Issue: Spring 1982
This is a review of a back issue of Ploughshares. The author won our “Free Ploughshares” contest that we hosted earlier this year and agreed to review his/her free issue. This post was written by Jenn Moland-Kovash. Enjoy!
When the 1982 special poetry issue of Ploughshares arrived, I could hardly wait. But first life insisted: Cook dinner! Attend evening meeting! Review son’s spelling words! Gone are my days of folding myself into a scratchy, orange-upholstered chair in the college library, getting lost in the newest issue as soon as it arrived.
At the end of my day, I turn first—as I always have—to the names I know: Hall, Kenyon, Olds. My fingers flipping the pages from 1982, but my eyes are drawn to others along the way—Santos, Glaser. Finally I just stop flitting and turn back to the beginning. Starting more slowly this time, I let out a breath I didn’t realize I was holding, and read.

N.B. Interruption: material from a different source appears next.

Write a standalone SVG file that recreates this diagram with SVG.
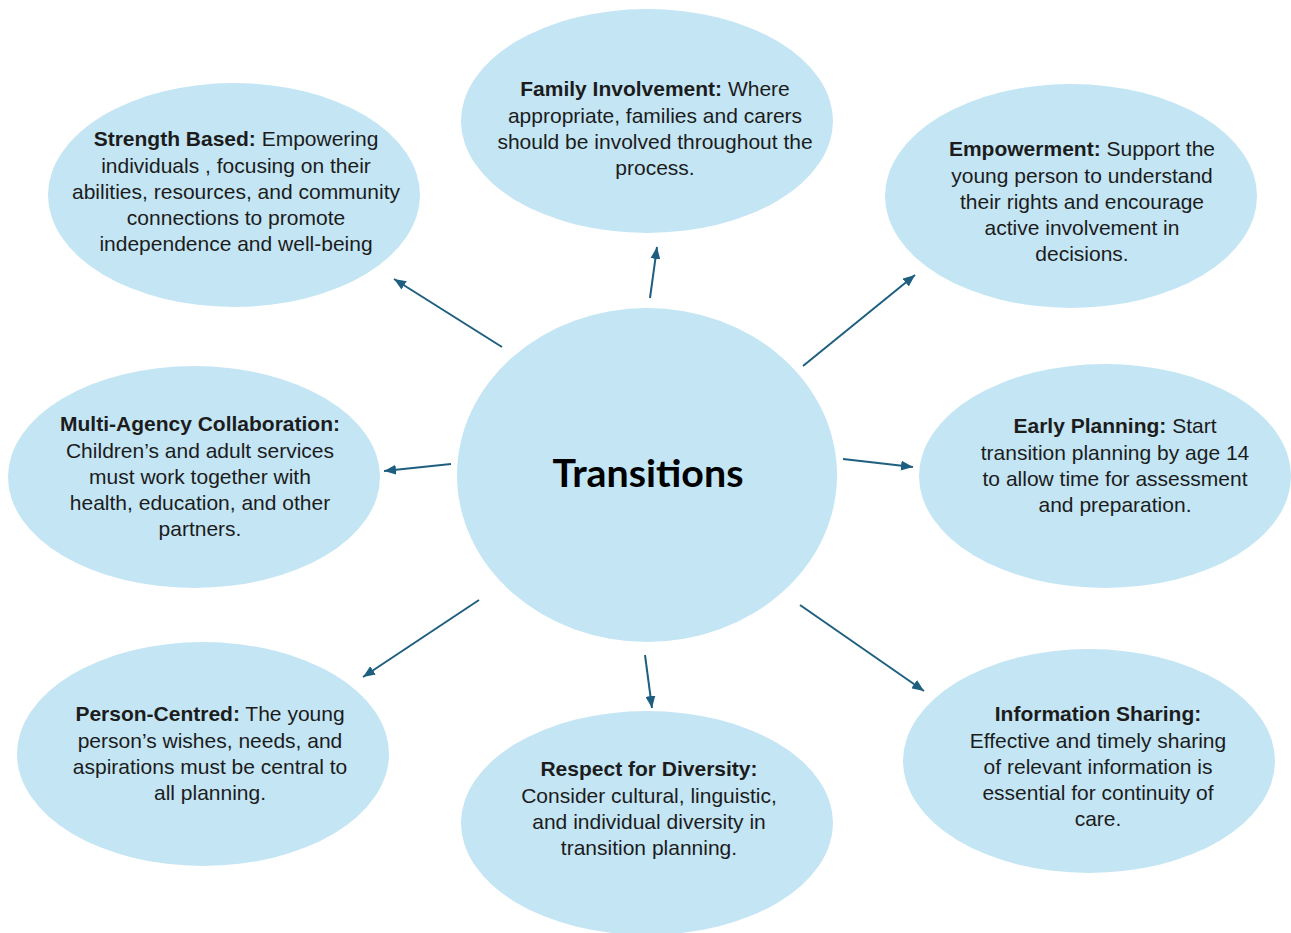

On my nightstand I have a handful of books that have been there through many cycles of other reading. Books that I pick up, full of good intentions, read a few pages, and then set down, again and again. I want to want to read these books, but there they sit for days, weeks, months. Finally I’ll move them to a bookshelf in another room, tired of their mocking, unread pages. I intended to only peruse the issue, give it an initial glance. I don’t often snuggle in with a collection of poetry. The stories that poetry tells have been condensed, concentrated into precise shards and glimpses of life. On the contrary, I read the 1982 issue of Ploughshares into the night.
Maybe it’s because the issue arrived in October—a resplendent month in the Midwest where I live, days full of color and crispness alternating with days that mark the beginning of wet rot—and poem after poem spoke to me of transition and change. We move from Santos’ morning reflections in “The Beginning of Autumn” to Seiler’s observations of “An Evening in Omaha.” In both we recognize a time of transition when light disrupts or gives way to darkness, more than a time of day, but an opportunity to notice “How close the world feels/ at this hour: / you could almost touch it.” In Celtic spirituality, those times when this world and the next feel barely separated are called the thin places. The time I spent in Mr. Seiler’s Omaha danced with the in-between heat of lovers, a thin place if I’ve ever known one.
I wasn’t “tired from teaching and a little drunk” when I read Jane Kenyon’s “Frost Flowers,” but my soul quieted to read: “You were cruel to him: it is a bitter thing. / The air is damp and cold, / and by now you are a little hungry…” Certainly I have felt the remorse of a harsh word spoken, the lingering feeling of regret drifting into the night, overcome only by the primal need to eat. And so it was that I closed the issue, sated once more with short-line stories that made the world change before my eyes.
Jenn Moland-Kovash serves as a Lutheran pastor in the Chicago area. She has an English degree from Minnesota State University, Moorhead, and a M. Div. from the Lutheran School of Theology at Chicago. Besides the pulpit and church newsletter, her writing has appeared in Currents in Theology and Mission, Homily Service, and on Fidelia’s Sisters, an online publication of the Young Clergy Women Project. She and her writing group will be panelists at the 2012 Festival of Faith and Writing.